You are given a list of preferences for n friends, where n is always even.

For each person i, preferences[i] contains a list of friends sorted in the order of preference. In other words, a friend earlier in the list is more preferred than a friend later in the list. Friends in each list are denoted by integers from 0 to n-1.

All the friends are divided into pairs. The pairings are given in a list pairs, where pairs[i] = [xi, yi] denotes xi is paired with yi and yi is paired with xi.

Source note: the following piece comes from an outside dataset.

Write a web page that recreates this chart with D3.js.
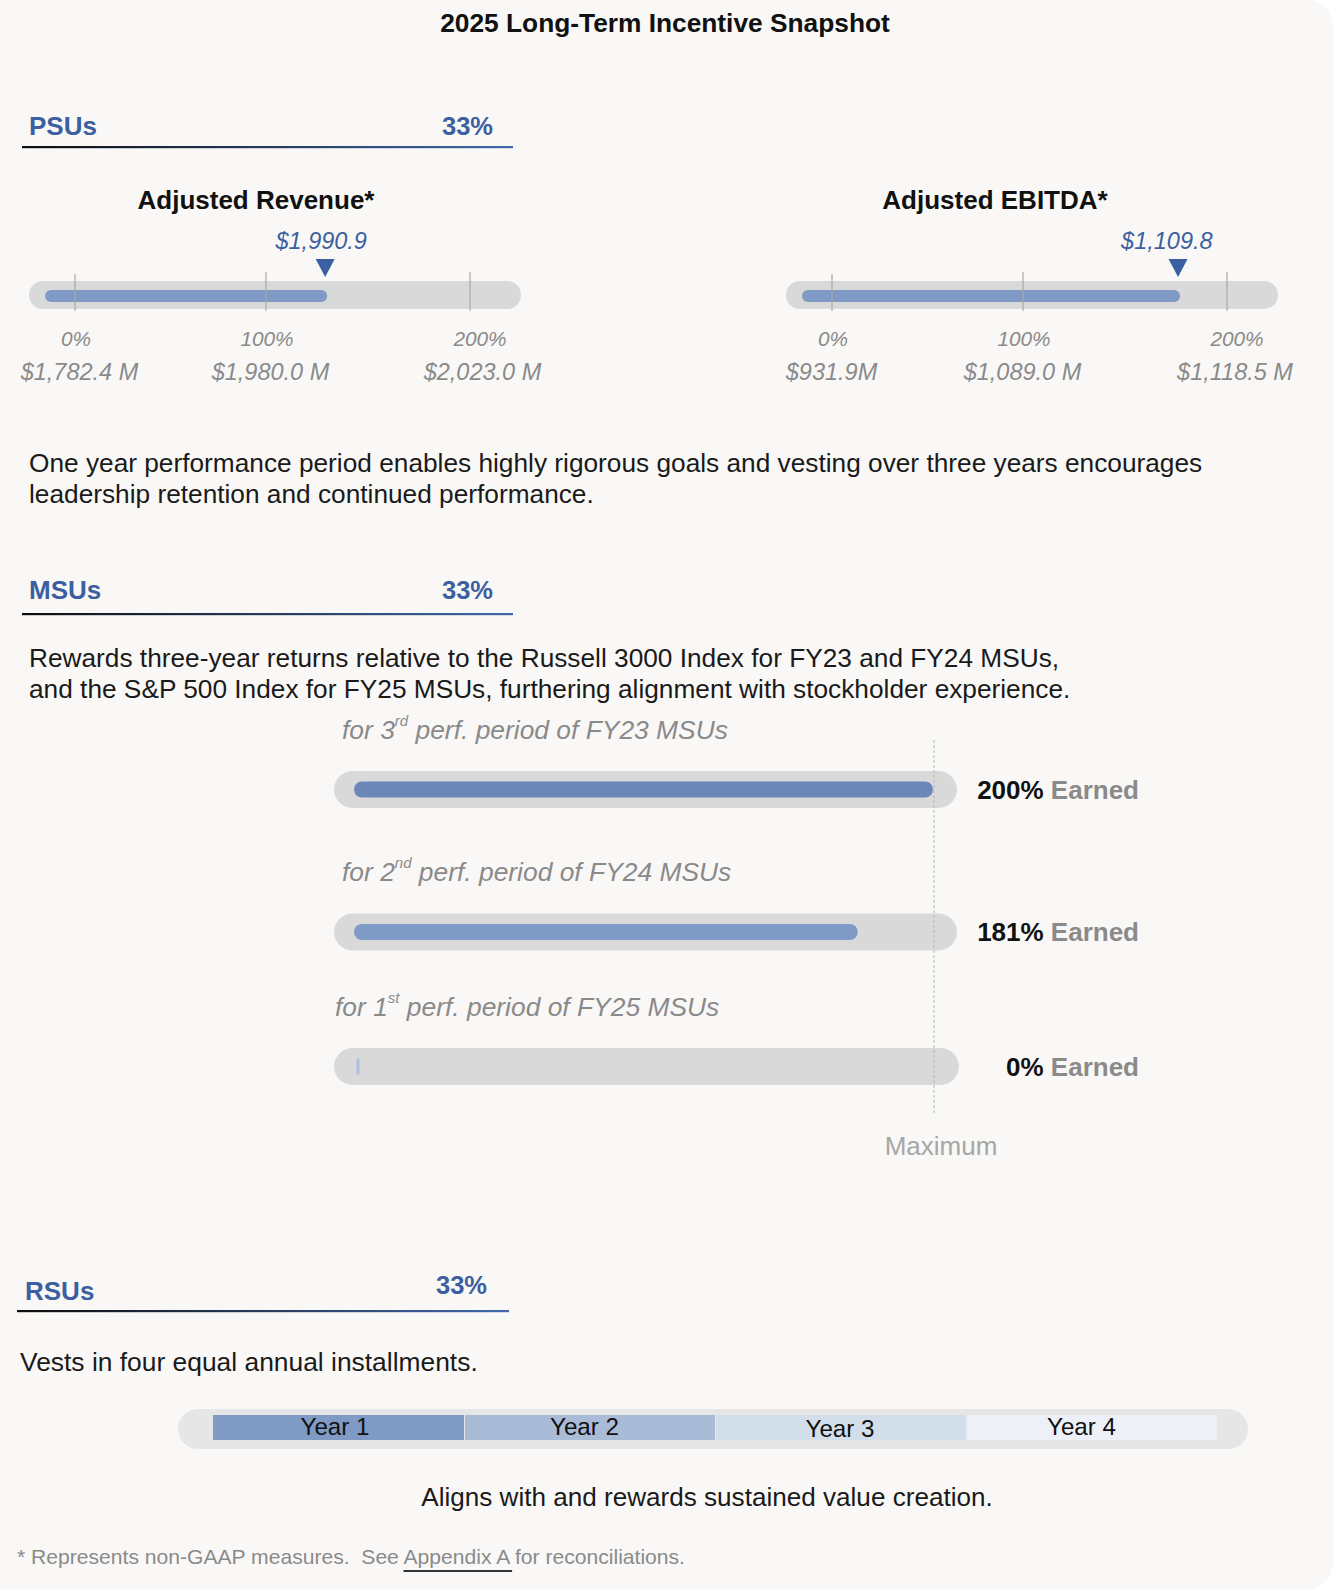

However, this pairing may cause some of the friends to be unhappy. A friend x is unhappy if x is paired with y and there exists a friend u who is paired with v but:

• x prefers u over y, and
• u prefers x over v.

Return the number of unhappy friends.

 

Example 1:

Input: n = 4, preferences = [[1, 2, 3], [3, 2, 0], [3, 1, 0], [1, 2, 0]], pairs = [[0, 1], [2, 3]]
Output: 2
Explanation:
Friend 1 is unhappy because:
- 1 is paired with 0 but prefers 3 over 0, and
- 3 prefers 1 over 2.
Friend 3 is unhappy because:
- 3 is paired with 2 but prefers 1 over 2, and
- 1 prefers 3 over 0.
Friends 0 and 2 are happy.

Example 2:

Input: n = 2, preferences = [[1], [0]], pairs = [[1, 0]]
Output: 0
Explanation: Both friends 0 and 1 are happy.

Example 3:

Input: n = 4, preferences = [[1, 3, 2], [2, 3, 0], [1, 3, 0], [0, 2, 1]], pairs = [[1, 3], [0, 2]]
Output: 4

 

Constraints:

• 2 <= n <= 500
• n is even.
• preferences.length == n
• preferences[i].length == n - 1
• 0 <= preferences[i][j] <= n - 1
• preferences[i] does not contain i.
• All values in preferences[i] are unique.
• pairs.length == n/2
• pairs[i].length == 2
• xi != yi
• 0 <= xi, yi <= n - 1
• Each person is contained in exactly one pair.

class Solution {
    public int unhappyFriends(int n, int[][] preferences, int[][] pairs) {
            int[] map = new int[n];
            for(int[] pair: pairs){ // Keep record of current matches.
                map[pair[0]] = pair[1];
                map[pair[1]] = pair[0];
            }
            int res = 0;

            Map<Integer, Integer>[] prefer = new Map[n]; // O(1) to fetch the index from the preference array. 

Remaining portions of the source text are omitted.